12. Quick translation: what a gradeability claim feels like under your feet
If your body already knows what a given hill feels like, translate the spec-sheet claim into a perceived category:
| Spec claim | Realistic for 75 kg rider | What it feels like walking |
|---|---|---|
| 8–10 % | 7–9 % | Noticeable, not winded |
| 15 % | 12–14 % | Active breathing, slower pace |
| 20 % | 15–17 % | Clearly steep, feel it in the calves |
| 25 % | 19–22 % | Very steep — mountain switchback |
| 30 % | 23–27 % | Near the limit of most pedestrians |
| 30° (≈ 58 %) | too steep for most use cases | Mountaineering category, rarely on public roads |
If your daily max grade is 8–10 %, a single-motor 350 W will cover you with headroom. 12–15 % — look at 500 W+ with strong torque. 20 % with 100+ m of length — start thinking about dual-motor or about easing into walk-assist on the worst sections. 25 %+ is performance-scooter territory, with all the weight and parking trade-offs that entails.
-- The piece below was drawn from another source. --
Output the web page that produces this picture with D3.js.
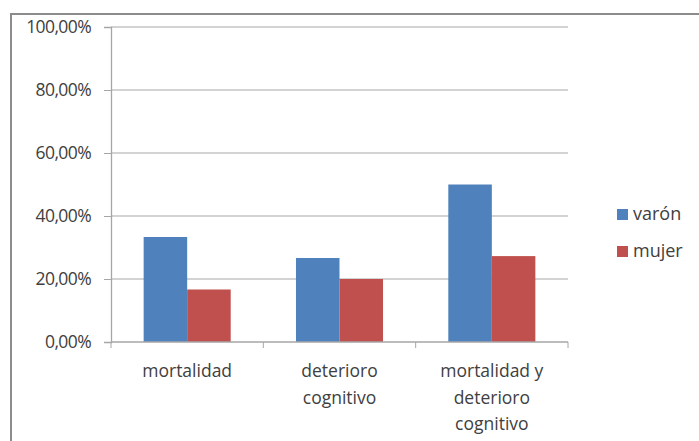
<!DOCTYPE html>
<html>
<head>
<meta charset="utf-8">
<script src="https://cdn.jsdelivr.net/npm/d3@7"></script>
<style>
  body { margin: 0; background: #fff; }
  svg text { font-family: "Open Sans", "Liberation Sans", sans-serif; fill: #404040; }
</style>
</head>
<body>
<svg id="chart" width="699" height="441"></svg>
<script>
const categories = [["mortalidad"], ["deterioro", "cognitivo"], ["mortalidad y", "deterioro", "cognitivo"]];
const series = ["varón", "mujer"];
const varon = [33.33, 26.67, 50.0];
const mujer = [16.67, 20.0, 27.27];
const yTicks = [0, 20, 40, 60, 80, 100];
const colors = ["#4F81BD", "#C0504D"];

const svg = d3.select("#chart");
const plot = { left: 111, right: 568, top: 27, bottom: 342 };

// outer chart frame
svg.append("rect")
    .attr("x", 11).attr("y", 14)
    .attr("width", 720).attr("height", 460)
    .attr("fill", "none")
    .attr("stroke", "#8c8c8c")
    .attr("stroke-width", 2);

const x = d3.scaleBand()
    .domain(d3.range(categories.length))
    .range([plot.left, plot.right]);

const inner = d3.scaleBand()
    .domain(series)
    .range([0, x.bandwidth()])
    .paddingOuter(0.75)
    .paddingInner(0);

const y = d3.scaleLinear()
    .domain([0, 100])
    .range([plot.bottom, plot.top]);

// gridlines
svg.append("g")
    .selectAll("line")
    .data(yTicks.slice(1))
    .enter().append("line")
    .attr("x1", plot.left).attr("x2", plot.right)
    .attr("y1", d => y(d)).attr("y2", d => y(d))
    .attr("stroke", "#c4c4c4")
    .attr("stroke-width", 1.3);

// y axis
const yAxis = d3.axisLeft(y)
    .tickValues(yTicks)
    .tickSize(7)
    .tickPadding(13)
    .tickFormat(d => d3.format(".2f")(d).replace(".", ",") + "%");

const yg = svg.append("g")
    .attr("transform", "translate(" + plot.left + ",0)")
    .call(yAxis);
yg.attr("font-size", null).attr("font-family", null);
yg.select(".domain").attr("stroke", "#a6a6a6").attr("stroke-width", 1.3);
yg.selectAll(".tick line").attr("stroke", "#a6a6a6");
yg.selectAll(".tick text")
    .style("font-size", "17.5px")
    .attr("fill", "#404040")
    .attr("letter-spacing", -0.6);

// bars
const rows = categories.map((c, i) => ({ i: i, values: [varon[i], mujer[i]] }));
const groups = svg.append("g")
    .selectAll("g")
    .data(rows)
    .enter().append("g")
    .attr("transform", d => "translate(" + x(d.i) + ",0)");

groups.selectAll("rect")
    .data(d => d.values.map((v, k) => ({ key: series[k], value: v, k: k })))
    .enter().append("rect")
    .attr("x", d => inner(d.key))
    .attr("width", inner.bandwidth())
    .attr("y", d => y(d.value))
    .attr("height", d => y(0) - y(d.value))
    .attr("fill", d => colors[d.k]);

// x axis
const xg = svg.append("g")
    .attr("transform", "translate(0," + plot.bottom + ")");
xg.append("line")
    .attr("x1", plot.left).attr("x2", plot.right)
    .attr("stroke", "#a6a6a6").attr("stroke-width", 1.3);
xg.selectAll(".cat-tick")
    .data(d3.range(categories.length + 1))
    .enter().append("line")
    .attr("class", "cat-tick")
    .attr("x1", d => d < categories.length ? x(d) : plot.right)
    .attr("x2", d => d < categories.length ? x(d) : plot.right)
    .attr("y1", 0).attr("y2", 6)
    .attr("stroke", "#a6a6a6");

const labels = xg.selectAll(".cat-label")
    .data(categories)
    .enter().append("text")
    .attr("class", "cat-label")
    .attr("text-anchor", "middle")
    .style("font-size", "17.5px")
    .attr("x", (d, i) => x(i) + x.bandwidth() / 2)
    .attr("y", 35);
labels.selectAll("tspan")
    .data(d => d)
    .enter().append("tspan")
    .attr("x", function () { return d3.select(this.parentNode).attr("x"); })
    .attr("dy", (d, i) => i === 0 ? 0 : 26.5)
    .text(d => d);

// legend
const legend = svg.append("g")
    .selectAll("g")
    .data(series)
    .enter().append("g")
    .attr("transform", (d, i) => "translate(617," + (214 + i * 37) + ")");
legend.append("rect")
    .attr("x", 0).attr("y", -5)
    .attr("width", 11).attr("height", 11)
    .attr("fill", (d, i) => colors[i]);
legend.append("text")
    .attr("x", 16).attr("y", 6)
    .style("font-size", "18px")
    .text(d => d);
</script>
</body>
</html>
A climb is where physics and thermal limits put the strictest filter on “the right scooter.” Spec numbers point a direction, but reviewer test data and your own intuition for your route are better guides. Don’t trust one number alone; look at the quartet % × duration × weight × temperature — and the scooter will last longer, while the climb won’t end with a flat battery halfway up.